[Records with drawing code]
· · ·

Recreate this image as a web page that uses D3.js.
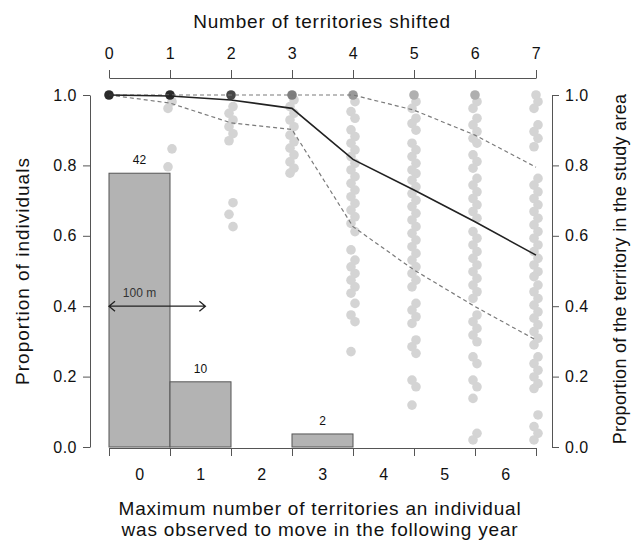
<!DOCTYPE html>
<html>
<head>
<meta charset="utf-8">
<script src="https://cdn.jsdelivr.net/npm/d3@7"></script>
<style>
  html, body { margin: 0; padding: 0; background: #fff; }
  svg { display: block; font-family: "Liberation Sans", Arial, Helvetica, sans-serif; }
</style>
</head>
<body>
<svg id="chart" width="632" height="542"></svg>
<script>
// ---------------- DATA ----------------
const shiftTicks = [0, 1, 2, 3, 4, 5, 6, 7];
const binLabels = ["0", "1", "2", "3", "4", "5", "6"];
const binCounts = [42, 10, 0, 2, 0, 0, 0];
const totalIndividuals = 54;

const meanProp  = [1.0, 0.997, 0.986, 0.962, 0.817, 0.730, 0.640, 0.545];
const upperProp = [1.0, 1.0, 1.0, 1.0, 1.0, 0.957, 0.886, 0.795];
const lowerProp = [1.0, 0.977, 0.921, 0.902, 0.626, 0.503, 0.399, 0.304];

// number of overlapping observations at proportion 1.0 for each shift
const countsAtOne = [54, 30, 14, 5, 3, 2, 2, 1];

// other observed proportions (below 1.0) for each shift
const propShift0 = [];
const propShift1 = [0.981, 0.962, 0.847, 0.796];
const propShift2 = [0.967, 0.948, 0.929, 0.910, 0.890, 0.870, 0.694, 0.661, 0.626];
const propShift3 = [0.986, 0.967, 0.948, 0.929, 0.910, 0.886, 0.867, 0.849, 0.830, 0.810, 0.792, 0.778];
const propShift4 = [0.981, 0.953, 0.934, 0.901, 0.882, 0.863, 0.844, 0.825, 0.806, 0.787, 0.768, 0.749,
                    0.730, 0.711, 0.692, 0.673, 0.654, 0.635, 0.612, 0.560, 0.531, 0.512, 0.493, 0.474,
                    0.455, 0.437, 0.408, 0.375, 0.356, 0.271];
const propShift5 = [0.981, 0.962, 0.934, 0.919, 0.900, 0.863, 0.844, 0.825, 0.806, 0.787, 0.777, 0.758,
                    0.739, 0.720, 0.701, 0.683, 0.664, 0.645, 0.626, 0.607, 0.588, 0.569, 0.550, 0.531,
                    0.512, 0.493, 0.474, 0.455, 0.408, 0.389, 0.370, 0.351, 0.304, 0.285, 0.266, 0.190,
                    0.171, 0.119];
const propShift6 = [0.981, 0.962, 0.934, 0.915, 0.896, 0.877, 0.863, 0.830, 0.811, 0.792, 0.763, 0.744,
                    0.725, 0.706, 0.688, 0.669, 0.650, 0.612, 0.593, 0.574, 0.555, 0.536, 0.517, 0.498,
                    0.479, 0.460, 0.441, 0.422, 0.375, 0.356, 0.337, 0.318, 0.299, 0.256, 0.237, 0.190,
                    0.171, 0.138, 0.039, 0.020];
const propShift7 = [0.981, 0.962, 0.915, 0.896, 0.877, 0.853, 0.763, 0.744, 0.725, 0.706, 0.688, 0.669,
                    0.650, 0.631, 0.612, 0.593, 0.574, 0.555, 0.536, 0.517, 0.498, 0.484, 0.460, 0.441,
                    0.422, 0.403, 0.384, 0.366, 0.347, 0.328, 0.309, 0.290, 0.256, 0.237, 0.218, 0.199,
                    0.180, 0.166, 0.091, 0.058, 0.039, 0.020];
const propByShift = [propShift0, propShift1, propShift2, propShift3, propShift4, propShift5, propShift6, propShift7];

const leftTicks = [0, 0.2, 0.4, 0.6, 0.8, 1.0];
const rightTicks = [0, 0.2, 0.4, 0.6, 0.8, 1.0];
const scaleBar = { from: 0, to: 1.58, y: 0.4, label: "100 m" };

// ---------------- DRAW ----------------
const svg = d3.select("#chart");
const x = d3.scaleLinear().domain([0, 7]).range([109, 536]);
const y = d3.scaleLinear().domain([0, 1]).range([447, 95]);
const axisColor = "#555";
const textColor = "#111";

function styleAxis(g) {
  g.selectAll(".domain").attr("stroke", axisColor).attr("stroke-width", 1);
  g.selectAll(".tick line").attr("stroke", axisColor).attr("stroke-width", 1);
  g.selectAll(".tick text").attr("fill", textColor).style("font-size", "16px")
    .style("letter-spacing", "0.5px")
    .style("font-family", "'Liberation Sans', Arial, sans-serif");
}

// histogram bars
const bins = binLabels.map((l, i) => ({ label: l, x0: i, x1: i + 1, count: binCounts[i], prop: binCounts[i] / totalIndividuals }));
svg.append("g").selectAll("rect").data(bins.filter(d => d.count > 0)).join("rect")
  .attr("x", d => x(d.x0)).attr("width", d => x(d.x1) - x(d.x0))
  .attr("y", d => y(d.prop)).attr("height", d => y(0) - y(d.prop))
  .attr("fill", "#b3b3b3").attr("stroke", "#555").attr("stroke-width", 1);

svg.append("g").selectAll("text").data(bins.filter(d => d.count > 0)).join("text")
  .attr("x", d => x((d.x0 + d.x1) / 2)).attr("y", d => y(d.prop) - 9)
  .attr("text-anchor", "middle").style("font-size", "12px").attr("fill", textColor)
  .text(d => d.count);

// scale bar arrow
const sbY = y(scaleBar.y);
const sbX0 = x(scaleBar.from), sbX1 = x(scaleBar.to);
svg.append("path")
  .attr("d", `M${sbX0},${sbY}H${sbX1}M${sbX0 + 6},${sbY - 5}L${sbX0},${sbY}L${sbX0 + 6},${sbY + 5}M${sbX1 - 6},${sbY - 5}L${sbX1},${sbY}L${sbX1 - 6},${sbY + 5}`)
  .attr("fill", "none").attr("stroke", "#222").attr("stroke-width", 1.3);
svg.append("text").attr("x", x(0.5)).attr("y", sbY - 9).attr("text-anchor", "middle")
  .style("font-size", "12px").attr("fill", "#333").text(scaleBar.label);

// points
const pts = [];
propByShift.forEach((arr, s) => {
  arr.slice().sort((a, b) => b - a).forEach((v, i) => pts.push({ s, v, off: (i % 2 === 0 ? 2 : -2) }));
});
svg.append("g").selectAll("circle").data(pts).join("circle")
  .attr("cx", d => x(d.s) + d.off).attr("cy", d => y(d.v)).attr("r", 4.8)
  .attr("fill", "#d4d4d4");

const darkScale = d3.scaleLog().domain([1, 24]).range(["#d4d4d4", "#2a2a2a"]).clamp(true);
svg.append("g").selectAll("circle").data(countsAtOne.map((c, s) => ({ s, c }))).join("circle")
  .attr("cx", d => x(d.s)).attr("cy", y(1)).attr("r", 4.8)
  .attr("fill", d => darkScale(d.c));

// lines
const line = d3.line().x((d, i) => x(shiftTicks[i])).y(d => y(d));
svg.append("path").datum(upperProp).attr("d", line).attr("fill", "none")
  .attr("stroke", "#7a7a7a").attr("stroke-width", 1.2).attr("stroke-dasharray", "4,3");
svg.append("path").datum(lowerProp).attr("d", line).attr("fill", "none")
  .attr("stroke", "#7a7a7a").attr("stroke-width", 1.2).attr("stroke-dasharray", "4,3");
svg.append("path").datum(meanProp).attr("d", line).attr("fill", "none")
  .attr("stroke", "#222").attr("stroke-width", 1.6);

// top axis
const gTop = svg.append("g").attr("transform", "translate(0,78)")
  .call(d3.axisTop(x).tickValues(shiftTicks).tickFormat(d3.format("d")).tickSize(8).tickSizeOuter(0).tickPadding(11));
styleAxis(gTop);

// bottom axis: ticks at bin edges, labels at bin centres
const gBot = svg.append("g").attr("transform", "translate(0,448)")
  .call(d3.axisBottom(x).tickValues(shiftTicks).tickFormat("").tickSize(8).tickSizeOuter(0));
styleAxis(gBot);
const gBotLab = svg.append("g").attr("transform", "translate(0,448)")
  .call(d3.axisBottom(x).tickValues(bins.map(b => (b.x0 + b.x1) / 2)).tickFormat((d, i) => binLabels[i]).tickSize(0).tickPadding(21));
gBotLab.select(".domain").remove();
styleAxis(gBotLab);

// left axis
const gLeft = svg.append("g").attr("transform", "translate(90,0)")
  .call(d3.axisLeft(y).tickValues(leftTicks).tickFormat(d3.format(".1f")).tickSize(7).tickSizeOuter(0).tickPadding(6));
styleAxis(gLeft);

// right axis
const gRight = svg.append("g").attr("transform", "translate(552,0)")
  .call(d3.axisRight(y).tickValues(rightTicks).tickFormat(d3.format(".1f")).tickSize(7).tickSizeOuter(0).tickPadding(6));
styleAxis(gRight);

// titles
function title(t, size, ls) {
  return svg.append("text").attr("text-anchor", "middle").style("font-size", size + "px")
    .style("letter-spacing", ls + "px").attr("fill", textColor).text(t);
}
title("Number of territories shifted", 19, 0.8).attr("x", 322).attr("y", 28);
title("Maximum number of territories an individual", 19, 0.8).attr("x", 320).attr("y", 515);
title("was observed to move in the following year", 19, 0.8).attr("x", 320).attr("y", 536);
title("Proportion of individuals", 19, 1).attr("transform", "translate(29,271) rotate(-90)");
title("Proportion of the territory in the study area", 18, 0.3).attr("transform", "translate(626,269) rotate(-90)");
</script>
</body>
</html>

· · ·

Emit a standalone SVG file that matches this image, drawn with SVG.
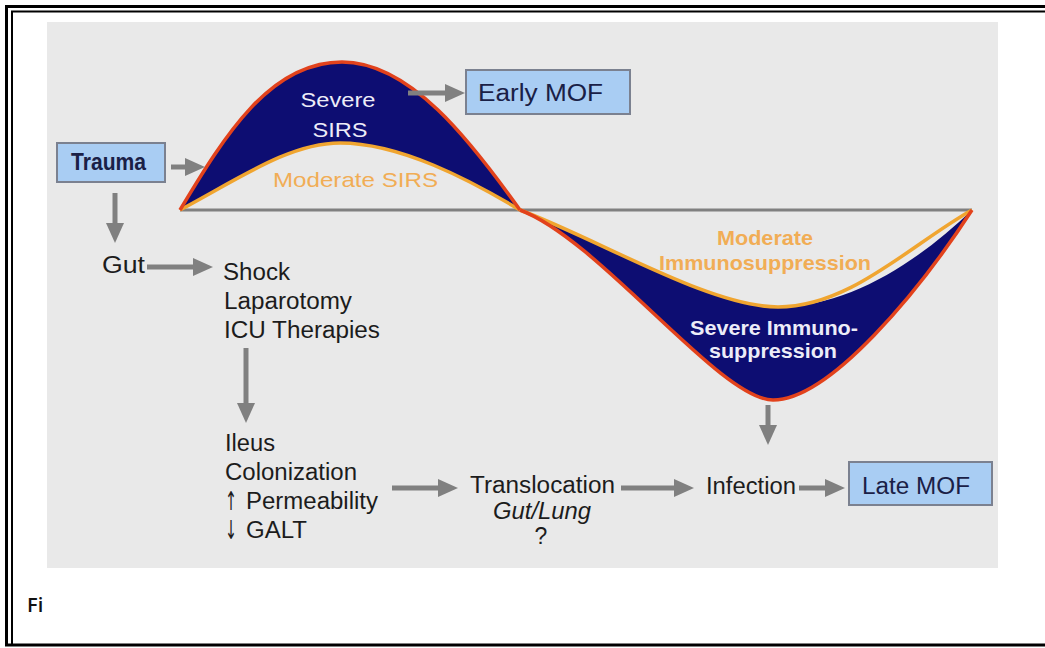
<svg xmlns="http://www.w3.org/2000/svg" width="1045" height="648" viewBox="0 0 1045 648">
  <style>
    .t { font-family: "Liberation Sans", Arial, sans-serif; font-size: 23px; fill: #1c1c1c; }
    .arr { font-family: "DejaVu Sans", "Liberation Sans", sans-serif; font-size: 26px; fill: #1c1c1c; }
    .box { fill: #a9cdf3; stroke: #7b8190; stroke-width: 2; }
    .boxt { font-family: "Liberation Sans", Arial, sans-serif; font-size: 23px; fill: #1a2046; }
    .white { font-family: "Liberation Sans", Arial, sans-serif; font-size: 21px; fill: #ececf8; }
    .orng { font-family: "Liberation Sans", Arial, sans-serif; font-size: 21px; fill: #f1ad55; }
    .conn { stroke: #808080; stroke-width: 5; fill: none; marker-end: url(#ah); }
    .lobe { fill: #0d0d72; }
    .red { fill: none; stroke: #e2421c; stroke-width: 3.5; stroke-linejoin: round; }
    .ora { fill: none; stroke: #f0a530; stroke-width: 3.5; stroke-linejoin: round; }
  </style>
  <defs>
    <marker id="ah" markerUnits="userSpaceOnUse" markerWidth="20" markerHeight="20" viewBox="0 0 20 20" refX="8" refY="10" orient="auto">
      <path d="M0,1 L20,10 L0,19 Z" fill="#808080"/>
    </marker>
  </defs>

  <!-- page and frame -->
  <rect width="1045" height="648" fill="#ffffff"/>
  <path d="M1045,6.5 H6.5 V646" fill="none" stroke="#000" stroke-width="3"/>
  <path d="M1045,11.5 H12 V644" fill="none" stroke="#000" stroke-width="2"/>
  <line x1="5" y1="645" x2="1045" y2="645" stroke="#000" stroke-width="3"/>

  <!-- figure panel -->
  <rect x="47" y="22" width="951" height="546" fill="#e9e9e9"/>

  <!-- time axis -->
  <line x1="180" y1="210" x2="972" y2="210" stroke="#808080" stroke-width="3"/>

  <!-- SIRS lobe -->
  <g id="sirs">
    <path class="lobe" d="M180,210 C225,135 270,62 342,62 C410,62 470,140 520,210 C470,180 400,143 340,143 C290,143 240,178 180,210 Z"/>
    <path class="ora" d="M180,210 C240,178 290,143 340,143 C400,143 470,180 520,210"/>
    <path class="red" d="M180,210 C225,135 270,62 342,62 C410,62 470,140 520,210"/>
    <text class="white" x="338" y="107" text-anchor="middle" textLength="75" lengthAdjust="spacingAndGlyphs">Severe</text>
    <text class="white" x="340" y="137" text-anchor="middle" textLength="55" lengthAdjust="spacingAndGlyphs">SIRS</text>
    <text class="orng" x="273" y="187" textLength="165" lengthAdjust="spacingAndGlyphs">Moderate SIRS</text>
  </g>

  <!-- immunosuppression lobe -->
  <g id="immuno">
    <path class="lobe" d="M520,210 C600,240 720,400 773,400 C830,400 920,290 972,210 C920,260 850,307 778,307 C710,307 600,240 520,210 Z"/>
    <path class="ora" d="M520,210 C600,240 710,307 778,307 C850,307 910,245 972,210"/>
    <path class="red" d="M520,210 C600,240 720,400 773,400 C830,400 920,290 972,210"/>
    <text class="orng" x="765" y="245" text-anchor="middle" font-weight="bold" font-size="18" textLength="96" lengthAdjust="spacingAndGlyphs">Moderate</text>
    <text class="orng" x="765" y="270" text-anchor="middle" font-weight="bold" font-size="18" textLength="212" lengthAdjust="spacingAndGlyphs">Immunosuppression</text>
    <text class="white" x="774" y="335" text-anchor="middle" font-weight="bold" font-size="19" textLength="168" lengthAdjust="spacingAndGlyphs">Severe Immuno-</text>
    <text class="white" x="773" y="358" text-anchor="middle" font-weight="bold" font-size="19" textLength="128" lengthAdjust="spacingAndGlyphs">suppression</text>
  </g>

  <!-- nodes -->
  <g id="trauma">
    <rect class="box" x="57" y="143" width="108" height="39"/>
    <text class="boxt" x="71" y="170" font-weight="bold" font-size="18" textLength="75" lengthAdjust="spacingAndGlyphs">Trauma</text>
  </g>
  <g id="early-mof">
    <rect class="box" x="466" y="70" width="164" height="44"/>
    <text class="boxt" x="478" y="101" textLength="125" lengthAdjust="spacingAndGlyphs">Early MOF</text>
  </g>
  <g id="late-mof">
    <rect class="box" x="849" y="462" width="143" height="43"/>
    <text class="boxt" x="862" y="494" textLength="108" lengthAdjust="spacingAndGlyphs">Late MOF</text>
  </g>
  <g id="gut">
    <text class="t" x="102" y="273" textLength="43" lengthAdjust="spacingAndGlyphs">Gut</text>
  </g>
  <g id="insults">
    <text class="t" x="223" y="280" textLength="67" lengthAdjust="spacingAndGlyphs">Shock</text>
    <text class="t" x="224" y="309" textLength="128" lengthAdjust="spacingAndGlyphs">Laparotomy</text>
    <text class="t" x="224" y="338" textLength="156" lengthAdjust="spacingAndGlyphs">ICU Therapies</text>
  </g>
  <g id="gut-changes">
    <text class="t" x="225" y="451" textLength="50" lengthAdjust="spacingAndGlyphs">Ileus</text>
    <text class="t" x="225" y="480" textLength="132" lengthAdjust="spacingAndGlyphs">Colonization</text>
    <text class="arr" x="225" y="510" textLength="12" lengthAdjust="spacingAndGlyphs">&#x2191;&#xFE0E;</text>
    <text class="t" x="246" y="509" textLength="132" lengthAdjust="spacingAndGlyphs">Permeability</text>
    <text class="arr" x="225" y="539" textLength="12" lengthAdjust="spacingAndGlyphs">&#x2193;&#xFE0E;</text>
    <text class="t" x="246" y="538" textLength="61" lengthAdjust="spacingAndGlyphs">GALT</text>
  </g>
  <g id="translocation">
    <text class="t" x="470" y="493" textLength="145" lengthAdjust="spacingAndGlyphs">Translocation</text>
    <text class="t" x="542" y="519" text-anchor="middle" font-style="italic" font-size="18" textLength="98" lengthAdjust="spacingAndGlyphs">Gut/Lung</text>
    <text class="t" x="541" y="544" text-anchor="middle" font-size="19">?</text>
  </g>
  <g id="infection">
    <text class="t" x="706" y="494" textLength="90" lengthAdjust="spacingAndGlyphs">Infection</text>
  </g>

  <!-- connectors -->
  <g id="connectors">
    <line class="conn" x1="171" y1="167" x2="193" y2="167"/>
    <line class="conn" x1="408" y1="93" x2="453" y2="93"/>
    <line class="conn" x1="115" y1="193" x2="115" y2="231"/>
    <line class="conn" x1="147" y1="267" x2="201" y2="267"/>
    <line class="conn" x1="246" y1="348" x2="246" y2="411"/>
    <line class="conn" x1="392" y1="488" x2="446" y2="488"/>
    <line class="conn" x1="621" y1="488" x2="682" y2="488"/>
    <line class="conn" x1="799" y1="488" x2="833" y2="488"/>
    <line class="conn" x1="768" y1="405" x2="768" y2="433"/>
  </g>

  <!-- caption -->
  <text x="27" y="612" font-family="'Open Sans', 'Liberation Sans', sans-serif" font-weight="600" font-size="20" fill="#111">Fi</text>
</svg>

· · ·

§ **PROBLEM REQUIREMENTS**
Up in the listing, locate the line with "Recreate this image"; print it and every line after it down to the line with "const countsAtOne = [54, 30, 14, 5, 3, 2, 2, 1];", which is included too. Skip the pictures.

§ **RESULT**
Recreate this image as a web page that uses D3.js.
<!DOCTYPE html>
<html>
<head>
<meta charset="utf-8">
<script src="https://cdn.jsdelivr.net/npm/d3@7"></script>
<style>
  html, body { margin: 0; padding: 0; background: #fff; }
  svg { display: block; font-family: "Liberation Sans", Arial, Helvetica, sans-serif; }
</style>
</head>
<body>
<svg id="chart" width="632" height="542"></svg>
<script>
// ---------------- DATA ----------------
const shiftTicks = [0, 1, 2, 3, 4, 5, 6, 7];
const binLabels = ["0", "1", "2", "3", "4", "5", "6"];
const binCounts = [42, 10, 0, 2, 0, 0, 0];
const totalIndividuals = 54;

const meanProp  = [1.0, 0.997, 0.986, 0.962, 0.817, 0.730, 0.640, 0.545];
const upperProp = [1.0, 1.0, 1.0, 1.0, 1.0, 0.957, 0.886, 0.795];
const lowerProp = [1.0, 0.977, 0.921, 0.902, 0.626, 0.503, 0.399, 0.304];

// number of overlapping observations at proportion 1.0 for each shift
const countsAtOne = [54, 30, 14, 5, 3, 2, 2, 1];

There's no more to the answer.